9. The drive motor as set forth in claim 8, wherein the hysteresis surface element is provided in a dry space portion of the stator casing, which is sealingly closed by the partition element and is spatially separated from the intermediate space which is filled with the cooling fluid.

10. The drive motor as set forth in claim 8, wherein the hysteresis surface element and the permanent magnet device are in the form of face rotational coupling elements of a flat-faced disk-shaped configuration in mutually axially spaced relationship, and that the partition element provided in the axial flat gap between the hysteresis surface element and the permanent magnet device is in the form of a plate element which is fixed sealingly to the stator casing.

11. The drive motor as set forth in claim 8, wherein the hysteresis surface element and the permanent magnet device are of an annular configuration and are in the form of central coupling elements in concentrically arranged relationship.

12. The drive motor as set forth in claim 11, wherein the partition element provided in the radial annular gap between the hysteresis surface element and the permanent magnet device is in the form of a cup which is fixed sealingly to the stator casing.

13. The drive motor as set forth in claim 11, wherein the partition element provided in the radial annular gap between the hysteresis surface element and the permanent magnet device is in the form of a cylindrical sleeve which is fixed sealingly to the stator casing.

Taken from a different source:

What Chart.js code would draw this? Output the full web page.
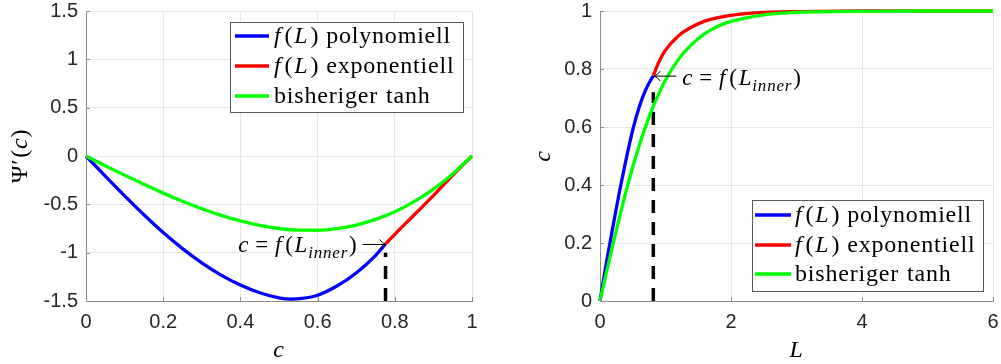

14. The drive motor as set forth in claim 1, wherein the permanent magnet coupling is in the form of an eddy current coupling with a permanent magnet device and an eddy current surface element with a surface element facing towards the permanent magnet device and comprising electrically conductive material and a surface element provided at the rear side thereof which faces away from the permanent magnet device and comprising a soft-magnetic material, which are fixedly connected together, wherein the permanent magnet device and the eddy current surface element are spaced from each other by a gap in which there is provided a partition element of a non-magnetisable material.

15. The drive motor as set forth in claim 14, wherein the eddy current surface element is provided in a dry space portion of the stator casing, which is sealingly closed by the partition element and separated from the intermediate space which is filled with the cooling fluid.

16. The drive motor as set forth in claim 14, wherein the eddy current surface element and the permanent magnet device are of a flat-faced disk-shaped configuration and are in the form of face rotational coupling elements in mutually axially spaced relationship, and that the partition element provided in the axial flat gap between the eddy current surface element and the permanent magnet device is in the form of a plate element which is fixed sealingly to the stator casing.

17. The drive motor as set forth in claim 14, wherein the eddy current surface element and the permanent magnet device are of an annular configuration and arranged in mutually concentric relationship are in the form of central coupling elements.

18. The drive motor as set forth in claim 17, wherein the partition element provided in the radial annular gap between the eddy current surface element and the permanent magnet device is in the form of a cup which is fixed sealingly to the stator casing.

19. The drive motor as set forth in claim 17, wherein the partition element provided in the radial annular gap between the eddy current surface element and the permanent magnet device is in the form of a cylindrical sleeve which is fixed sealingly to the stator casing.

20. The drive motor as set forth in claim 1, wherein the stator casing and/or the outer casing is/are formed with cooling ribs which project into the hermetically sealed intermediate space which is filled with the cooling fluid.

21. The drive motor as set forth in claim 1, wherein the permanent magnet coupling with the coolant impeller is provided on the drive shaft between the rotor and the pump impeller.

22. The drive motor as set forth in claim 1, wherein the permanent magnet coupling with the coolant impeller is provided on a portion of the drive shaft, which is remote from the pump impeller.